Das Buch „Die Gesellschaft des Spektakels“ des französischen Philosophen Guy Debord aus dem Jahr 1967 wirft ein Licht auf diesen Wandel. (Hier ein PDF des gesamten Textes.) „Das vage Gefühl, dass es eine schnelle Invasion gegeben hat, die die Menschen gezwungen hat, ihr Leben auf eine völlig andere Weise zu führen, ist heute weit verbreitet; aber dies wird eher wie eine unerklärliche Veränderung des Klimas oder eines anderen natürlichen Gleichgewichts empfunden, eine Veränderung, angesichts derer die Ignoranz nur weiß, dass sie nichts zu sagen hat.“

Das erinnert mich an eine Bemerkung, die der französische Schriftsteller Michel Houellebecq in einem Interview machte: „Ich habe den Eindruck, in einem Netz von komplizierten, winzigen, dummen Regeln gefangen zu sein, und ich habe den Eindruck, zu einer einheitlichen Art von Glück getrieben zu werden, zu einer Art von Glück, die mich nicht wirklich glücklich macht.“

Die unaufhörlichen Inszenierungen und Spektakel haben uns verstört.
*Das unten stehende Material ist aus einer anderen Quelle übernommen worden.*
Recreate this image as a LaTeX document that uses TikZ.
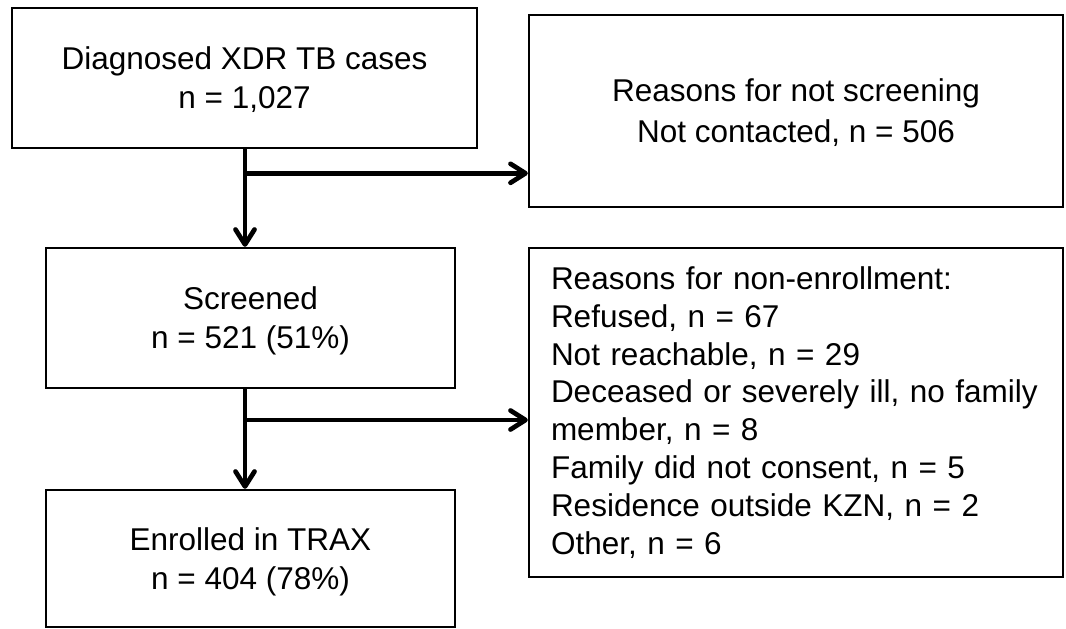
\documentclass[tikz,border=0pt]{standalone}
\usepackage{fontspec}
\setmainfont{Liberation Sans}
\usetikzlibrary{arrows.meta}
\begin{document}
\begin{tikzpicture}[x=1pt,y=-1pt,
  box/.style={draw=black, line width=2.3pt, inner sep=0pt, align=center,
    font=\fontsize{31.5}{39}\selectfont},
  ctr/.style={box, text depth=0pt},
  flow/.style={line width=4.7pt, -{Straight Barb[length=15pt,width=19pt,round]}}]
\useasboundingbox (0,0) rectangle (1066,629);
\node[ctr, minimum width=465pt, minimum height=140pt] (A) at (244.5,78)
  {Diagnosed XDR TB cases\\n = 1,027};
\node[ctr, minimum width=534pt, minimum height=192pt,
  font=\fontsize{31.5}{41}\selectfont] (B) at (796,111)
  {Reasons for not screening\\Not contacted, n = 506};
\node[ctr, minimum width=409pt, minimum height=140pt] (C) at (250.5,318)
  {Screened\\n = 521 (51\%)};
\node[box, minimum width=534pt, minimum height=329pt, text width=490pt,
  align=left, font=\fontsize{31.5}{37.9}\selectfont] (D) at (796,412.5)
  {Reasons for non-enrollment:\\Refused, n = 67\\Not reachable, n = 29\\Deceased or severely ill, no family\\member, n = 8\\Family did not consent, n = 5\\Residence outside KZN, n = 2\\Other, n = 6};
\node[ctr, minimum width=409pt, minimum height=137pt] (E) at (250.5,558.5)
  {Enrolled in TRAX\\n = 404 (78\%)};
\coordinate (j1) at (245,173.3);
\coordinate (j2) at (245,420);
\draw[flow] (A.south -| j1) -- (C.north -| j1);
\draw[flow] (j1) -- (j1 -| B.west);
\draw[flow] (C.south -| j2) -- (E.north -| j2);
\draw[flow] (j2) -- (j2 -| D.west);
\end{tikzpicture}
\end{document}
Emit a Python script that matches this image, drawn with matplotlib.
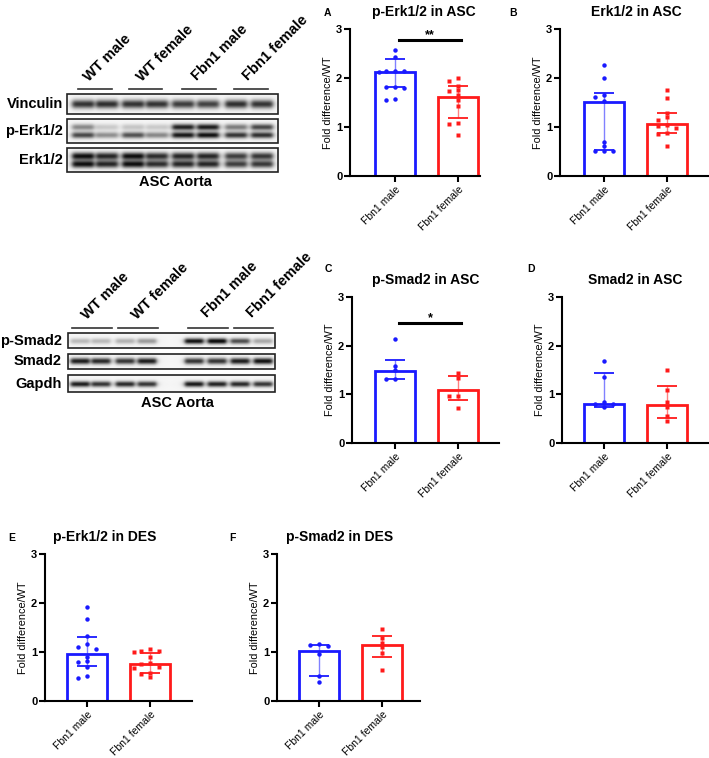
import numpy as np
import matplotlib
matplotlib.use("Agg")
import matplotlib.pyplot as plt
from matplotlib.patches import Rectangle

plt.rcParams['font.family'] = ['Liberation Sans', 'DejaVu Sans']

W, H = 709, 758
BLUE = "#1a1aff"
RED = "#ff1a1a"

groups = ["Fbn1 male", "Fbn1 female"]

# ── Quantification data (fold difference / WT) ─────────────
# A: p-Erk1/2 in ASC
a_male   = [2.58, 2.42, 2.15, 2.15, 2.14, 2.12, 1.82, 1.82, 1.80, 1.58, 1.55]
a_female = [2.01, 1.94, 1.84, 1.76, 1.74, 1.65, 1.55, 1.43, 1.09, 1.07, 0.83]
a_bar    = [2.12, 1.62]
a_lo     = [1.81, 1.18]
a_hi     = [2.39, 1.83]

# B: Erk1/2 in ASC
b_male   = [2.26, 2.00, 1.65, 1.62, 1.53, 0.70, 0.62, 0.52, 0.51, 0.51]
b_female = [1.76, 1.60, 1.28, 1.21, 1.15, 1.05, 1.02, 0.98, 0.88, 0.85, 0.62]
b_bar    = [1.52, 1.06]
b_lo     = [0.53, 0.87]
b_hi     = [1.69, 1.28]

# C: p-Smad2 in ASC
c_male   = [2.14, 1.58, 1.50, 1.32, 1.31]
c_female = [1.44, 1.34, 0.97, 0.96, 0.72]
c_bar    = [1.48, 1.09]
c_lo     = [1.31, 0.88]
c_hi     = [1.71, 1.37]

# D: Smad2 in ASC
d_male   = [1.69, 1.36, 0.84, 0.81, 0.80, 0.73]
d_female = [1.51, 1.08, 0.84, 0.75, 0.55, 0.45]
d_bar    = [0.81, 0.79]
d_lo     = [0.75, 0.51]
d_hi     = [1.44, 1.18]

# E: p-Erk1/2 in DES
e_male   = [1.91, 1.67, 1.32, 1.17, 1.10, 1.06, 0.90, 0.81, 0.79, 0.70, 0.51, 0.47]
e_female = [1.06, 1.02, 1.02, 1.01, 0.90, 0.78, 0.76, 0.70, 0.68, 0.57, 0.55, 0.48]
e_bar    = [0.95, 0.76]
e_lo     = [0.71, 0.58]
e_hi     = [1.30, 0.98]

# F: p-Smad2 in DES
f_male   = [1.17, 1.14, 1.12, 0.95, 0.52, 0.39]
f_female = [1.47, 1.28, 1.19, 1.10, 0.98, 0.63]
f_bar    = [1.02, 1.14]
f_lo     = [0.51, 0.90]
f_hi     = [1.15, 1.32]

# ── Blot band darkness (0 = none, 1 = black), 8 lanes ──────
lane_groups = ["WT male", "WT female", "Fbn1 male", "Fbn1 female"]
vinculin   = [0.80, 0.82, 0.80, 0.80, 0.76, 0.74, 0.82, 0.80]
perk_upper = [0.45, 0.18, 0.20, 0.18, 0.88, 0.90, 0.50, 0.72]
perk_lower = [0.72, 0.42, 0.68, 0.45, 0.92, 0.95, 0.80, 0.82]
erk_upper  = [0.95, 0.85, 0.95, 0.82, 0.85, 0.85, 0.75, 0.78]
erk_lower  = [0.95, 0.85, 0.95, 0.82, 0.85, 0.85, 0.75, 0.78]
psmad2     = [0.25, 0.25, 0.28, 0.38, 0.95, 1.00, 0.70, 0.32]
smad2      = [0.90, 0.85, 0.80, 0.90, 0.80, 0.80, 0.90, 0.95]
gapdh      = [0.90, 0.80, 0.85, 0.80, 0.92, 0.88, 0.85, 0.80]

fig = plt.figure(figsize=(W / 100, H / 100), dpi=100)
ov = fig.add_axes([0, 0, 1, 1])
ov.set_xlim(0, W)
ov.set_ylim(H, 0)
ov.axis("off")


def draw_blot(x0, x1, y0, y1, lanes, bands, halfw):
    s = 4
    ny, nx = int((y1 - y0) * s), int((x1 - x0) * s)
    yy, xx = np.mgrid[0:ny, 0:nx]
    yy = y0 + yy / s
    xx = x0 + xx / s
    img = np.full((ny, nx), 0.04)
    for yc, sig, dark in bands:
        for xc, d in zip(lanes, dark):
            hprof = 1 / (1 + ((xx - xc) / halfw) ** 8)
            img += d * np.exp(-0.5 * ((yy - yc) / sig) ** 2) * hprof
    ov.imshow(np.clip(img, 0, 1), cmap="gray_r", vmin=0, vmax=1.05,
              extent=[x0, x1, y1, y0], aspect="auto", interpolation="bilinear")
    ov.add_patch(Rectangle((x0, y0), x1 - x0, y1 - y0, fill=False,
                           lw=1.2, ec="#222222"))


# top blot (Erk)
lanes1 = [83, 107, 133, 157, 183, 208, 236, 262]
draw_blot(67, 278, 94, 114, lanes1, [(104, 3.0, vinculin)], 11)
draw_blot(67, 278, 119, 143, lanes1,
          [(127, 2.2, perk_upper), (135, 2.2, perk_lower)], 11)
draw_blot(67, 278, 148, 172, lanes1,
          [(156, 2.6, erk_upper), (164, 2.6, erk_lower)], 11)
for txt, y in [("Vinculin", 104), ("p-Erk1/2", 131), ("Erk1/2", 160)]:
    ov.text(63, y, txt, ha="right", va="center", fontsize=10.5, fontweight="bold")
ov.text(175, 182, "ASC Aorta", ha="center", va="center", fontsize=10.5,
        fontweight="bold")
for (xa, xb), (tx, ty), g in zip([(78, 112), (129, 162), (182, 216), (234, 268)],
                                 [(89, 82), (142, 82), (197, 81), (248, 81)],
                                 lane_groups):
    ov.plot([xa, xb], [89, 89], color="#333333", lw=1.2)
    ov.text(tx, ty, g, rotation=45, rotation_mode="anchor", ha="left",
            va="baseline", fontsize=10.5, fontweight="bold")

# bottom blot (Smad2)
lanes2 = [80, 101, 125, 147, 194, 217, 240, 263]
draw_blot(68, 275, 333, 348, lanes2, [(341, 2.0, psmad2)], 9.5)
draw_blot(68, 275, 354, 369, lanes2, [(361, 2.2, smad2)], 9.5)
draw_blot(68, 275, 375, 392, lanes2, [(384, 2.0, gapdh)], 9.5)
for txt, y in [("p-Smad2", 341), ("Smad2", 361), ("Gapdh", 384)]:
    ov.text(62, y, txt, ha="right", va="center", fontsize=10.5, fontweight="bold")
ov.text(177, 403, "ASC Aorta", ha="center", va="center", fontsize=10.5,
        fontweight="bold")
for (xa, xb), (tx, ty), g in zip([(72, 112), (118, 158), (188, 228), (234, 273)],
                                 [(87, 320), (137, 320), (207, 318), (252, 318)],
                                 lane_groups):
    ov.plot([xa, xb], [328, 328], color="#333333", lw=1.2)
    ov.text(tx, ty, g, rotation=45, rotation_mode="anchor", ha="left",
            va="baseline", fontsize=10.5, fontweight="bold")


def spread(vals):
    # GraphPad-like horizontal spread for close values
    pattern = [0, -0.14, 0.14, -0.25, 0.25]
    order = np.argsort(vals)[::-1]
    offs = np.zeros(len(vals))
    prev, slot = None, 0
    for i in order:
        if prev is not None and abs(vals[i] - prev) < 0.07:
            slot += 1
        else:
            slot = 0
        offs[i] = pattern[slot % len(pattern)]
        prev = vals[i]
    return offs


def bar_panel(x_spine, y_top, y_bot, x_end, c0, male, female, bars, lo, hi,
              title, title_x, sig=None):
    pitch = 63.0
    ax = fig.add_axes([x_spine / W, 1 - y_bot / H, (x_end - x_spine) / W,
                       (y_bot - y_top) / H])
    ax.set_xlim((x_spine - c0) / pitch, (x_end - c0) / pitch)
    ax.set_ylim(0, 3)
    ax.patch.set_alpha(0)
    for i, (pts, col, mk) in enumerate([(male, BLUE, "o"), (female, RED, "s")]):
        ax.bar(i, bars[i], width=0.65, facecolor="white", edgecolor=col,
               lw=2, zorder=2)
        ax.vlines(i, lo[i], hi[i], color=col, lw=1, alpha=0.55, zorder=3)
        ax.hlines([lo[i], hi[i]], i - 0.16, i + 0.16, color=col, lw=1.3, zorder=3)
        ax.plot(i + spread(pts), pts, ls="none", marker=mk, ms=3.2, color=col,
                mec="none", zorder=4, clip_on=False)
    if sig is not None:
        yl, stars = sig
        ax.plot([0.07, 1.05], [yl, yl], color="black", lw=2.2, clip_on=False)
        ax.text(0.56, yl + 0.1, stars, ha="center", va="center", fontsize=9,
                fontweight="bold")
    for s in ["top", "right"]:
        ax.spines[s].set_visible(False)
    for s in ["left", "bottom"]:
        ax.spines[s].set_linewidth(1.5)
    ax.set_yticks([0, 1, 2, 3])
    ax.set_xticks([0, 1])
    ax.set_xticklabels(groups, rotation=45, ha="right", rotation_mode="anchor",
                       fontsize=7.5)
    ax.tick_params(axis="both", length=4, width=1.5)
    ax.tick_params(axis="x", pad=2)
    ax.tick_params(axis="y", pad=1.5)
    for t in ax.get_yticklabels():
        t.set_fontweight("bold")
        t.set_fontsize(8)
    ax.set_ylabel("Fold difference/WT", fontsize=7.8, labelpad=2.5)
    ty = y_top - 17
    fig.text(title_x / W, 1 - ty / H, title, ha="center", va="center",
             fontsize=10, fontweight="bold")
    return ax


bar_panel(350, 29, 176, 480, 395, a_male, a_female, a_bar, a_lo, a_hi,
          "p-Erk1/2 in ASC", 424, sig=(2.77, "**"))
bar_panel(560, 29, 176, 708, 604, b_male, b_female, b_bar, b_lo, b_hi,
          "Erk1/2 in ASC", 636)
bar_panel(352, 297, 443, 499, 395, c_male, c_female, c_bar, c_lo, c_hi,
          "p-Smad2 in ASC", 426, sig=(2.47, "*"))
bar_panel(562, 297, 443, 709, 604, d_male, d_female, d_bar, d_lo, d_hi,
          "Smad2 in ASC", 635)
bar_panel(45, 554, 701, 192, 87, e_male, e_female, e_bar, e_lo, e_hi,
          "p-Erk1/2 in DES", 105)
bar_panel(277, 554, 701, 420, 319, f_male, f_female, f_bar, f_lo, f_hi,
          "p-Smad2 in DES", 340)

for letter, x, y in [("A", 327, 13), ("B", 513, 13), ("C", 328, 269),
                     ("D", 531, 269), ("E", 12, 538), ("F", 232, 538)]:
    ov.text(x, y, letter, ha="center", va="center", fontsize=7.5,
            fontweight="bold")

fig.savefig("out.png", dpi=100)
Die Stimmung des Mobs wird schnell hässlich, selbst die Sieger der inszenierten Spiele werden ausgebuht. Die Aufmerksamkeitsspanne des Publikums ist so geschrumpft, dass nur noch wenige den Ausgang des Wettkampfs abwarten, um nach dem Blut eines anderen zu schreien. Das Publikum wird nicht mehr durch blutige oder dramatische Szenen befriedigt, und selbst die komödiantischen Einlagen können das Gefühl nicht mehr verbergen, dass der Mob nur noch einen Funken davon entfernt ist, seine Wut und Frustration an den anderen auszulassen - der stellvertretende Nervenkitzel ist nicht mehr genug.

Das ist die Frucht des Verlassens auf Fakes, des Glaubens, dass niemand den Unterschied zwischen Authentizität und inszenierter Simulation erkennen kann. Das Publikum sehnt sich nach etwas Echtem, und was ihm als „echt“ serviert wird, ist nur eine weitere selbstsüchtige Inszenierung. Kein Wunder, dass wir rastlos sind, dass wir am Rande des Abgrunds taumeln, frustriert von unserer Sucht nach Fakes und Exzessen, ausgehungert nach dem, was nicht vermarktet oder profitabel gemacht werden kann, so dass es nur noch im Schatten existiert.